If the planet’s trees were taking up too much of the planet’s C02 and producing too much oxygen, we would, like, stop planting trees. No-brainer. We’d all be like “Hey! Stop planting trees! We have enough! If you want a tree on your patio, just go get one at Home Depot! Don’t plant it yourself!” and that’s what would happen.
So, again — why can’t we just have this conversation? Why can’t we talk about how maybe, just maybe, we should be having fewer kids, or none at all. About the pros and cons. Like reasonable people.
It makes me insane to see couples spend tens of thousands of dollars and endure countless tearful, sleepless nights, relationship endings and hospital visits and ALL THE ENDLESS DRAMA just so they can have a shot at reproducing their own biological material. It’s so blindly egomaniacal. Like there aren’t enough fucking babies on this planet. Like what this planet REALLY needs is the VERY SPECIAL baby that you and your partner feel UNIQUELY CAPABLE of producing.
Listen: My dog is, hands-down, the coolest dog that ever lived on earth, and offers more value to the planet than any dog in the history of time. And he already existed when I decided I wanted him. He was born with about 50% of his awesomeness, and I loved him into the remaining 50%. I’m no less a mother to him because I didn’t birth him. He is no less my child. He will never be as good at math as I was, for sure, but he is a true joy and a life I can be proud I raised.
Why does everyone need their bio-babies so very, very badly? Why, other than pure, unadulterated ego? I know we don’t see it that way — it’s disguised under layers and layers of trickery, and we firmly believe that it is our absolute purpose in life to gestate and vaginally recover a human life. Again: No one does this maliciously. The ego is a cunning and quiet thing.

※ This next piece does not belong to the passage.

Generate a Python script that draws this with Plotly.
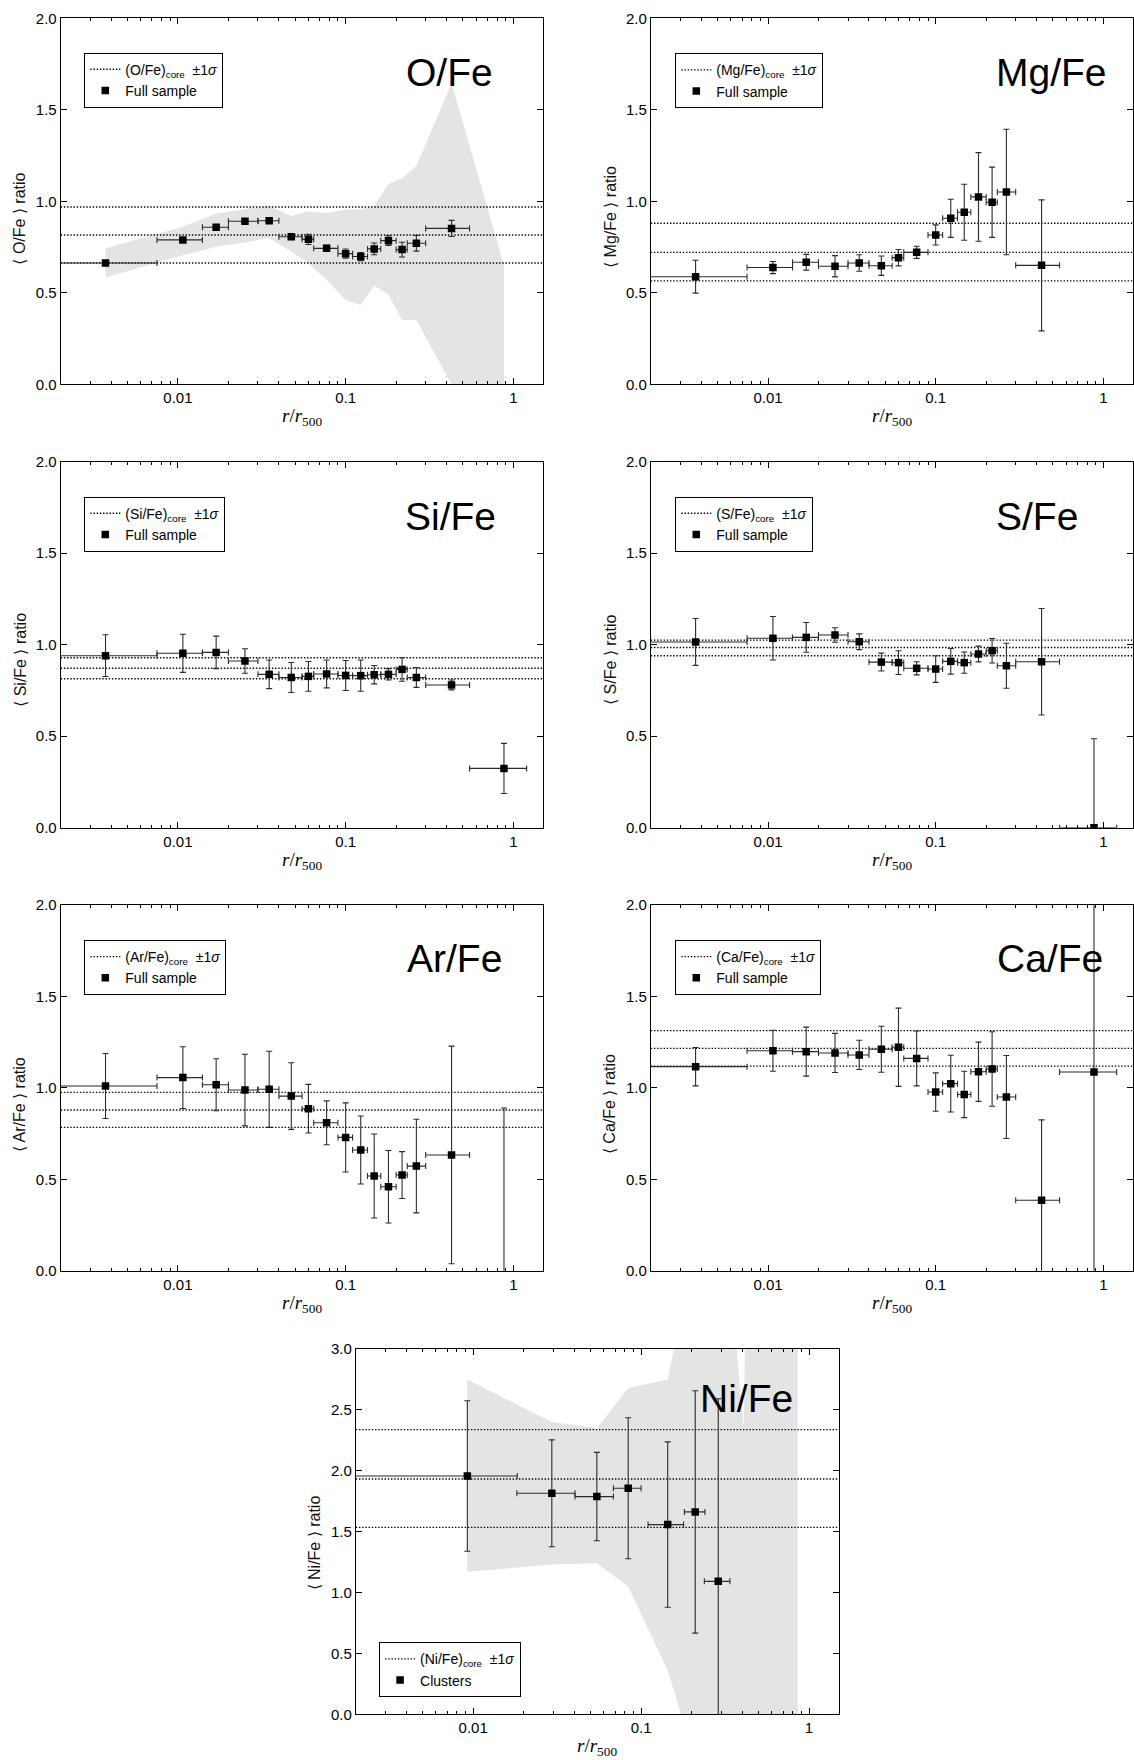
import math
import plotly.graph_objects as go

# ---------------- data ----------------
# radial bins of the full sample (r/r500): centres and bin edges
R = [0.0037, 0.0107, 0.0169, 0.0251, 0.0350, 0.0474, 0.0600, 0.0770,
     0.100, 0.123, 0.148, 0.180, 0.217, 0.264, 0.428, 0.879]
R_LO = [0.001, 0.0075, 0.014, 0.020, 0.030, 0.040, 0.055, 0.0645,
        0.090, 0.110, 0.135, 0.162, 0.200, 0.233, 0.300, 0.548]
R_HI = [0.0075, 0.014, 0.020, 0.030, 0.040, 0.055, 0.0645, 0.090,
        0.110, 0.135, 0.162, 0.200, 0.233, 0.300, 0.548, 1.20]

O_VAL = [0.663, 0.789, 0.858, 0.891, 0.894, 0.806, 0.792, 0.743, 0.714, 0.698,
         0.740, 0.785, 0.736, 0.771, 0.852]
O_ERR = [0.005, 0.008, 0.015, 0.012, 0.012, 0.012, 0.028, 0.016, 0.025, 0.022,
         0.032, 0.026, 0.040, 0.043, 0.044]
O_CORE = [0.816, 0.663, 0.969]
O_BAND_HI = [0.743, 0.861, 0.934, 0.956, 0.976, 0.920, 0.945, 0.935, 0.955, 0.955,
             0.975, 1.095, 1.126, 1.193, 1.645, 0.650]
O_BAND_LO = [0.583, 0.705, 0.752, 0.775, 0.800, 0.725, 0.661, 0.570, 0.461, 0.433,
             0.540, 0.490, 0.351, 0.351, 0.000, -0.500]

MG_VAL = [0.588, 0.638, 0.667, 0.645, 0.663, 0.648, 0.692, 0.721, 0.816, 0.907,
          0.940, 1.024, 0.995, 1.051, 0.650]
MG_ERR = [0.090, 0.033, 0.043, 0.058, 0.045, 0.053, 0.045, 0.033, 0.055, 0.104,
          0.153, 0.242, 0.192, 0.343, 0.358]
MG_CORE = [0.721, 0.565, 0.880]

SI_VAL = [0.940, 0.953, 0.958, 0.911, 0.838, 0.821, 0.827, 0.840, 0.832, 0.831,
          0.836, 0.838, 0.865, 0.821, 0.780, 0.324]
SI_ERR = [0.114, 0.104, 0.089, 0.067, 0.078, 0.082, 0.081, 0.076, 0.082, 0.085,
          0.050, 0.031, 0.065, 0.054, 0.027, 0.137]
SI_CORE = [0.871, 0.814, 0.929]

S_VAL = [1.015, 1.035, 1.040, 1.053, 1.016, 0.905, 0.902, 0.871, 0.867, 0.909,
         0.902, 0.949, 0.967, 0.885, 0.907, 0.000]
S_ERR = [0.128, 0.119, 0.081, 0.040, 0.043, 0.049, 0.065, 0.036, 0.073, 0.070,
         0.058, 0.043, 0.067, 0.123, 0.291, 0.486]
S_CORE = [0.985, 0.940, 1.025]

AR_VAL = [1.010, 1.056, 1.017, 0.988, 0.992, 0.955, 0.886, 0.809, 0.729, 0.660,
          0.518, 0.459, 0.523, 0.572, 0.633, -0.150]
AR_ERR = [0.178, 0.169, 0.142, 0.196, 0.208, 0.182, 0.133, 0.120, 0.189, 0.186,
          0.230, 0.198, 0.128, 0.256, 0.595, 1.040]
AR_CORE = [0.879, 0.784, 0.975]

CA_VAL = [1.116, 1.203, 1.198, 1.191, 1.180, 1.211, 1.222, 1.161, 0.977, 1.023,
          0.964, 1.088, 1.103, 0.950, 0.385, 1.087]
CA_ERR = [0.105, 0.112, 0.134, 0.107, 0.080, 0.126, 0.214, 0.150, 0.105, 0.155,
          0.127, 0.162, 0.204, 0.227, 0.440, 1.350]
CA_CORE = [1.216, 1.119, 1.313]

# Ni/Fe: clusters only, own binning
R_NI = [0.00923, 0.0294, 0.0545, 0.0838, 0.144, 0.210, 0.288]
R_NI_LO = [0.001, 0.0182, 0.0404, 0.0684, 0.110, 0.181, 0.238]
R_NI_HI = [0.0183, 0.0404, 0.0684, 0.100, 0.179, 0.240, 0.338]
NI_VAL = [1.957, 1.815, 1.788, 1.856, 1.558, 1.662, 1.092]
NI_ERR = [0.618, 0.439, 0.363, 0.579, 0.679, 0.995, 1.500]
NI_CORE = [1.932, 1.535, 2.338]
R_NI_BAND = [0.00923, 0.0294, 0.0545, 0.0838, 0.144, 0.210, 0.288, 0.409, 0.857]
NI_BAND_HI = [2.75, 2.40, 2.35, 2.68, 2.75, 3.89, 4.63, 2.35, 38.0]
NI_BAND_LO = [1.17, 1.23, 1.24, 1.05, 0.36, -0.38, -0.60, -0.60, -0.60]

X_RANGE = [0.002, 1.5]
X_TICKS = [0.01, 0.1, 1]
X_TICKTEXT = ["0.01", "0.1", "1"]
X_MINOR = [m * 10.0 ** e for e in (-3, -2, -1) for m in range(2, 10)]

# ---------------- panels ----------------
panels = [
    dict(el="O/Fe", r=R, lo=R_LO, hi=R_HI, val=O_VAL, err=O_ERR, core=O_CORE,
         band=(R, O_BAND_LO, O_BAND_HI), ymax=2.0, label="Full sample"),
    dict(el="Mg/Fe", r=R, lo=R_LO, hi=R_HI, val=MG_VAL, err=MG_ERR, core=MG_CORE,
         band=None, ymax=2.0, label="Full sample"),
    dict(el="Si/Fe", r=R, lo=R_LO, hi=R_HI, val=SI_VAL, err=SI_ERR, core=SI_CORE,
         band=None, ymax=2.0, label="Full sample"),
    dict(el="S/Fe", r=R, lo=R_LO, hi=R_HI, val=S_VAL, err=S_ERR, core=S_CORE,
         band=None, ymax=2.0, label="Full sample"),
    dict(el="Ar/Fe", r=R, lo=R_LO, hi=R_HI, val=AR_VAL, err=AR_ERR, core=AR_CORE,
         band=None, ymax=2.0, label="Full sample"),
    dict(el="Ca/Fe", r=R, lo=R_LO, hi=R_HI, val=CA_VAL, err=CA_ERR, core=CA_CORE,
         band=None, ymax=2.0, label="Full sample"),
    dict(el="Ni/Fe", r=R_NI, lo=R_NI_LO, hi=R_NI_HI, val=NI_VAL, err=NI_ERR, core=NI_CORE,
         band=(R_NI_BAND, NI_BAND_LO, NI_BAND_HI), ymax=3.0, label="Clusters"),
]

# layout (pixel geometry of the page, 1134 x 1760)
W, H = 1134, 1760
LEFT_X = (60.7, 542.9)
RIGHT_X = (650.8, 1132.9)
MID_X = (355.8, 838.6)
ROWS_Y = [(18.3, 384.3), (461.7, 827.7), (905.0, 1270.7), (1349.0, 1714.3)]
geom = [
    (LEFT_X, ROWS_Y[0]), (RIGHT_X, ROWS_Y[0]),
    (LEFT_X, ROWS_Y[1]), (RIGHT_X, ROWS_Y[1]),
    (LEFT_X, ROWS_Y[2]), (RIGHT_X, ROWS_Y[2]),
    (MID_X, ROWS_Y[3]),
]
# legend top-left corners (px) and element-label right edge / centre (px)
legend_pos = [(84.3, 52.7), (675.3, 53.3), (84.3, 496.7), (675.3, 496.7),
              (84.3, 940.0), (675.3, 940.0), (379.1, 1642.3)]
label_pos = [(495.0, 72.5), (1109.0, 72.5), (498.0, 516.0), (1080.0, 516.0),
             (503.6, 959.0), (1105.4, 959.0), (795.0, 1398.3)]
ytitle_frac = [0.452, 0.457, 0.458, 0.458, 0.455, 0.455, 0.47]

SANS = "Liberation Sans, Arial, Helvetica, sans-serif"
SERIF = "Liberation Serif, DejaVu Serif, serif"
BAND_COLOR = "#e4e4e4"
ERR_COLOR = "#2b2b2b"

fig = go.Figure()
layout = dict(width=W, height=H,
              margin=dict(l=0, r=0, t=0, b=0, pad=0, autoexpand=False),
              paper_bgcolor="white", plot_bgcolor="white", showlegend=True,
              font=dict(family=SANS, size=15, color="black"))
annotations = []

for i, p in enumerate(panels):
    k = "" if i == 0 else str(i + 1)
    xa, ya = "x" + k, "y" + k
    leg = "legend" + k
    (x0, x1), (y0, y1) = geom[i]

    if p["band"] is not None:
        bx, blo, bhi = p["band"]
        fig.add_trace(go.Scatter(
            x=list(bx) + list(bx)[::-1], y=list(bhi) + list(blo)[::-1],
            fill="toself", fillcolor=BAND_COLOR, mode="lines",
            line=dict(width=0, color=BAND_COLOR), hoverinfo="skip",
            showlegend=False, xaxis=xa, yaxis=ya, legend=leg))

    for j, c in enumerate(p["core"]):
        fig.add_trace(go.Scatter(
            x=X_RANGE, y=[c, c], mode="lines",
            line=dict(color="black", width=1.4, dash="1.4px,1.8px"),
            name="(%s)<sub>core</sub>  ±1<i>σ</i>" % p["el"],
            showlegend=(j == 0), hoverinfo="skip",
            xaxis=xa, yaxis=ya, legend=leg))

    n = len(p["val"])
    r = p["r"][:n]
    fig.add_trace(go.Scatter(
        x=r, y=p["val"], mode="markers",
        marker=dict(symbol="square", size=7.5, color="black"),
        error_y=dict(type="data", array=p["err"], color=ERR_COLOR, thickness=1.1, width=3),
        error_x=dict(type="data",
                     array=[h - v for h, v in zip(p["hi"][:n], r)],
                     arrayminus=[v - l for l, v in zip(p["lo"][:n], r)],
                     color=ERR_COLOR, thickness=1.1, width=3),
        name=p["label"], xaxis=xa, yaxis=ya, legend=leg))

    axis_common = dict(showline=True, linecolor="black", linewidth=1, mirror="ticks",
                       ticks="inside", ticklen=6, tickwidth=1, tickcolor="black",
                       showgrid=False, zeroline=False, automargin=False,
                       tickfont=dict(family=SANS, size=15, color="black"))
    layout["xaxis" + k] = dict(
        type="log", range=[math.log10(X_RANGE[0]), math.log10(X_RANGE[1])],
        domain=[x0 / W, x1 / W], anchor=ya,
        tickmode="array", tickvals=X_TICKS, ticktext=X_TICKTEXT,
        minor=dict(tickmode="array", tickvals=X_MINOR, ticks="inside", ticklen=3,
                   tickcolor="black", tickwidth=1, showgrid=False),
        **axis_common)
    layout["yaxis" + k] = dict(
        range=[0, p["ymax"]], domain=[1 - y1 / H, 1 - y0 / H], anchor=xa,
        tickmode="linear", tick0=0, dtick=0.5, tickformat=".1f",
        **axis_common)

    # axis titles
    annotations.append(dict(
        text="<i>r</i>/<i>r</i><sub>500</sub>", xref=xa + " domain", yref=ya + " domain",
        x=0.5, y=0, yshift=-33, xanchor="center", yanchor="middle", showarrow=False,
        font=dict(family=SERIF, size=19, color="black")))
    annotations.append(dict(
        text="⟨ %s ⟩ ratio" % p["el"], xref=xa + " domain", yref=ya + " domain",
        x=0, xshift=-41, y=ytitle_frac[i], xanchor="center", yanchor="middle",
        textangle=-90, showarrow=False,
        font=dict(family=SANS, size=16, color="#111111")))

    lx, ly = legend_pos[i]
    layout[leg] = dict(x=lx / W, y=1 - ly / H, xanchor="left", yanchor="top",
                       xref="paper", yref="paper",
                       bordercolor="black", borderwidth=1, bgcolor="white",
                       font=dict(family=SANS, size=14, color="black"),
                       tracegroupgap=0, itemwidth=30)

    tx, ty = label_pos[i]
    annotations.append(dict(
        text=p["el"], xref=xa + " domain", yref=ya + " domain",
        x=(tx - x0) / (x1 - x0), y=(y1 - ty) / (y1 - y0),
        xanchor="right", yanchor="middle", showarrow=False,
        font=dict(family=SANS, size=39, color="black")))

layout["annotations"] = annotations
fig.update_layout(**layout)
fig.write_html(
    "out.html",
    post_script="document.body.style.margin='0';document.body.style.padding='0';")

But what is so special about your biological material that it absolutely must be merged with your partner’s and reproduced to create one of a billion potential outcomes, most of which won’t be what you were expecting or hoping for anyway. But you’ll love that baby no matter what — even though it didn’t get your eye color, or your husband’s patient disposition, and instead has a funny chin that no one can quite account for and a total inability to get through the school day without winding up in the principal’s office. You will still love that child with every cell in your body. Why does that child have to share half your genetic material when you’re gonna love it no matter how that genetic material manifests? Why is it not better for the planet, and equally good for you, to adopt a baby that already exists? Why can’t we at least talk about it like adult humans, and not like Angry Mama Bears out in the woods; Mama Bears who keep the “women’s rights” argument in their pocket because, as long as you don’t pull too hard at it, it holds together about as well as toilet paper.